# Brachypelma albopilosum spiderling advice



## david30 (Apr 12, 2011)

write i have read the data sheets and that but i have ordered a spiderling which will be delivered tommorrow and wanted any advice possible i.e feeding guide as this will be my first spiderling and all advice will be really appreciated and i cant wait i am excited lol i got tigling nervousness in me tummy lol


----------



## tarantulagirl10 (Apr 12, 2011)

How big is she/he?


----------



## smoothie4l (Apr 12, 2011)

B, albopilosums are amazing tarantulas! there are two ways
to feed a spiderling, 

Powerfeeding: the purpose of power feeding is to make the spiderling grow up faster. this is when you feed the spiderling once a day and keep going untill it begins to molt (aka, stops taking food). 

Normal: it is the same with adults, feeding them once or twice a week, will keep it healthy and happy.

Reactions: Like 1


----------



## rockrox1 (Apr 12, 2011)

ohh i just bought two albo last week and it is super small... about 0.5cm. the smallest T I ever taken care of. just give it a small roach twice a week or for better feeding, kill the roach before giving it to the T. One of my albo just lost a leg to a roach. I know its pretty insignificant thing because it will grow back after molt but its quite a shock to see.


----------



## david30 (Apr 12, 2011)

tarantulagirl10 said:


> How big is she/he?


the store told me about 1cm/10mm

---------- Post added at 03:34 PM ---------- Previous post was at 03:31 PM ----------




smoothie4l said:


> B, albopilosums are amazing tarantulas! there are two ways
> to feed a spiderling,
> 
> Powerfeeding: the purpose of power feeding is to make the spiderling grow up faster. this is when you feed the spiderling one day and keep going untill it begins to molt (aka, stops taking food).
> ...


thank you i wanna him/her hopefully female to grow calm steady pace.
is there benefits to power feeding apart from the obvios being growing faster

---------- Post added at 04:42 PM ---------- Previous post was at 03:34 PM ----------

just received email me new spider will be here 2moz


----------



## david30 (Apr 13, 2011)

me spiderling as just come and he/she is in her little home does any have some pics of there housing for ideas for me to maybe use in mine


----------



## KoriTamashii (Apr 13, 2011)

david30 said:


> me spiderling as just come and he/she is in her little home does any have some pics of there housing for ideas for me to maybe use in mine


If it's small, there's no reason to bother with fancy housing. A deli cup well-packed with substrate will do just fine.


----------



## david30 (Apr 13, 2011)

KoriTamashii said:


> If it's small, there's no reason to bother with fancy housing. A deli cup well-packed with substrate will do just fine.

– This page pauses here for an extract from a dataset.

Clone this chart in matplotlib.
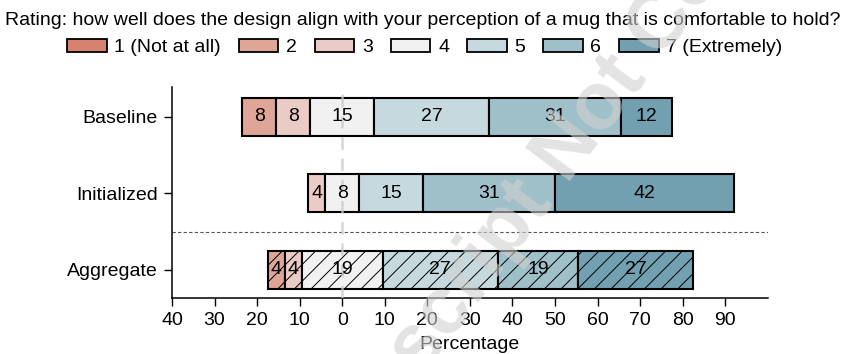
import numpy as np
import matplotlib
matplotlib.use("Agg")
import matplotlib.pyplot as plt
from matplotlib.patches import Patch

plt.rcParams['font.family'] = ['Liberation Sans', 'DejaVu Sans']

# survey answers, percent per rating 1..7
groups = ["Baseline", "Initialized", "Aggregate"]
rating_labels = ["1 (Not at all)", "2", "3", "4", "5", "6", "7 (Extremely)"]
baseline = [0, 8, 8, 15, 27, 31, 12]
initialized = [0, 0, 4, 8, 15, 31, 42]
aggregate = [0, 4, 4, 19, 27, 19, 27]
colors = ["#d5826f", "#dfa597", "#ebcbc5", "#f0f1f0", "#c5d9de", "#9fbfc9", "#72a0b0"]

data = [baseline, initialized, aggregate]
ypos = [2, 1, 0]
hatched = [False, False, True]

fig = plt.figure(figsize=(8.41, 3.54), dpi=100)
ax = fig.add_axes([0.2045, 0.158, 0.7085, 0.596])

plt.rcParams['hatch.linewidth'] = 0.7
for vals, y, h in zip(data, ypos, hatched):
    vals = np.array(vals, dtype=float)
    # center the neutral answer (4) on zero
    start = -(vals[:3].sum() + vals[3] / 2)
    for i, v in enumerate(vals):
        if v == 0:
            continue
        ax.barh(y, v, left=start, height=0.5, color=colors[i], edgecolor="black",
                linewidth=1.5, hatch="//" if h else None, zorder=2)
        ax.text(start + v / 2, y, f"{int(v)}", ha="center", va="center",
                fontsize=14, zorder=4)
        start += v

ax.axvline(0, color="#cccccc", linestyle=(0, (5, 3.5)), linewidth=1.8, zorder=3, alpha=0.8)
ax.axhline(0.5, color="#555555", linestyle=(0, (3, 2)), linewidth=0.8, zorder=1)

ax.set_xlim(-40, 100)
ax.set_ylim(-0.37, 2.39)
ticks = np.arange(-40, 100, 10)
ax.set_xticks(ticks)
ax.set_xticklabels([str(abs(t)) for t in ticks], fontsize=14)
ax.set_yticks(ypos)
ax.set_yticklabels(groups, fontsize=14)
ax.tick_params(length=6, width=1, pad=4)
ax.set_xlabel("Percentage", fontsize=14, labelpad=5)
for s in ["top", "right"]:
    ax.spines[s].set_visible(False)
for s in ["left", "bottom"]:
    ax.spines[s].set_linewidth(1.1)

fig.text(0.503, 0.942, "Rating: how well does the design align with your perception of a mug that is comfortable to hold?",
         ha="center", va="center", fontsize=14)
handles = [Patch(facecolor=c, edgecolor="black", linewidth=1.3) for c in colors]
fig.legend(handles, rating_labels, loc="center", bbox_to_anchor=(0.505, 0.866), ncol=7,
           frameon=False, fontsize=14, handlelength=2.05, handleheight=0.72,
           handletextpad=0.4, columnspacing=0.9, borderpad=0)

# light stamp across the whole figure
fig.text(0.705, 0.675, "Manuscript Not Copyedited", ha="center", va="center",
         rotation=53, rotation_mode="anchor", fontsize=58, fontweight="bold",
         color="#d1d1d1", alpha=0.6, zorder=10)

fig.savefig("out.png", dpi=100)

ok thanks for that its my first spiderling i want do everything just write

Reactions: Like 1


----------



## Scotty Allen (Apr 13, 2011)

I am currently raising a baby _albopilosum _as well.  It lives in a small pill bottle with about 3 cm. of peat moss getting a couple of drops of water as required to keep it a little moist.  I give it a squashed small cricket or meal worm once or twice a week, it is thriving and has moulted a couple of times already in the month that I have had it.


----------



## david30 (Apr 13, 2011)

Scotty Allen said:


> I am currently raising a baby _albopilosum _as well.  It lives in a small pill bottle with about 3 cm. of peat moss getting a couple of drops of water as required to keep it a little moist.  I give it a squashed small cricket or meal worm once or twice a week, it is thriving and has moulted a couple of times already in the month that I have had it.


thats really cool i cant wait i am so excited


----------



## Rue (Apr 13, 2011)

I got one too, just last week.  It immediately dug a burrow...and the other day dragged a pinhead cricket down there...

Good luck with your little guy!

Reactions: Like 1


----------



## malevolentrobot (Apr 13, 2011)

i have two ant sized .25" B. albos as well as a bigger 1.25" s(pider)ling. all three have burrowed and are often seen, as rue already stated, dragging meals down the burrow with them. the .25" slings eat a lot, but it never seems like it! usually 2-3 pinheads will suffice until a moult is what i've seen so far, with moults averaging 4-6wks when they are under 1". granted your results may be different depending on how often you feed and how toasty you keep them.

as far as housing, i stay simple and keep them in 2oz condiment cups and the bigger one just graduated to a 16oz deli. they don't seem to care for anything other than enough sub to tunnel, and food fairly often.

good luck with your wee one!


----------



## synyster (Apr 13, 2011)

david30 said:


> the store told me about 1cm/10mm
> 
> ---------- Post added at 03:34 PM ---------- Previous post was at 03:31 PM ----------
> 
> ...


Brachypelmas have a really slow growth rate, so powerfeeding them is only to make them molt quicker and grow bigger, faster. Personally, i feed all my slings one a week and the only time I will powerfeed a spider is between a molt and reproduction. Housing in a pill case half filled with substrate will be fine for a while as they hardly grow between each molt. These T's are really hardy though and can adapt to alot of different environments. Keep it at room temps (19-24 celcius) and 40-60% humidity. not too moist as this will kill your sling. Have fun with your new T and thanks for purchasing a CB sling as most people tend to buy adult WC brachy's from the corner pet store since it's so long for them to reach adult size


----------



## david30 (Apr 14, 2011)

thanks all i try and get a pic of me little 1 soon


----------